Physics 743 Fall 2000

Michael Fowler

Homework #1

  1. A point charge Q is placed at a distance b from the center of a grounded perfectly conducting sphere of radius a, where a < b.  Suppose that the sphere is grounded by means of a long very thin conducting wire that goes straight out from the point on the sphere furthest from the charge Q.  Suppose further that this wire is so thin that the charges on the wire itself have a negligible effect on the electric field.  Now, far out on the wire (distance large compared with b) the electric field will be that of the charge Q, plus that of the (opposite sign) charge Q˘ residing on the sphere (the image charge). So, if Q˘ < Q, there will be a net field to attract in new charge from the ground.  This seems to suggest that charge will move in on the wire until Q˘ = Q.  However, this is not correct—the image charge Q˘ should equal –(a/b)Q. Explain what is wrong with this argument. Draw a picture of the field lines for the system with the correct image charge, following the diagram in Jackson page 59, but he has a large blank area where my wire would be.  Fill that in—show the field there in detail.

 

  1. (Jackson problem 2.28).  A closed volume is bounded by conducting surfaces that are the n sides of a regular polyhedron (n = 4, 6, 8, 12, 20).
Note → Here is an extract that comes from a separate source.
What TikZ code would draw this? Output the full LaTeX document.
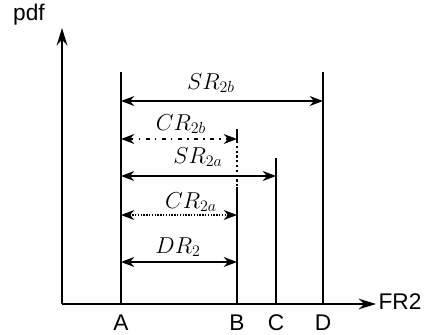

The n surfaces are at different potentials Vi, i = 1, 2, … n.  Prove in the simplest way you can that the potential at the center of the polyhedron is the average of the potential on the n sides.

 

  1. Consider the function tan z where z is a complex variable, x + iy.  Draw a contour diagram of the lines of constant modulus |tan z|.  Use the function log tan z to draw the electric field for a line of charge placed midway between two flat parallel infinite grounded conducting plates.  Find the induced charge on the plates.

 

  1. If a charged soap bubble of radius r has the same air pressure inside as outside, what is the charge Q on the bubble in terms of the radius r and the surface tension?

 

  1. Suppose a simple charged capacitor, consisting of two parallel circular plates of radius a separated by a distance d much smaller than a, discharges slowly when the plates are connected by a thin piece of wire.  Show on a diagram the flow of energy from the Poynting vector for two cases: first, the wire is of length d and connects the centers of the two plates across the gap; second, the wire has length several times a, and connects the centers of the plates by an outside route.

 

Next, suppose the plates discharge through a solenoid, placed outside the plates, connected to them by wires.  Assume the solenoid and connecting wires have very low resistance.  Show the Poynting vector energy flow in this system.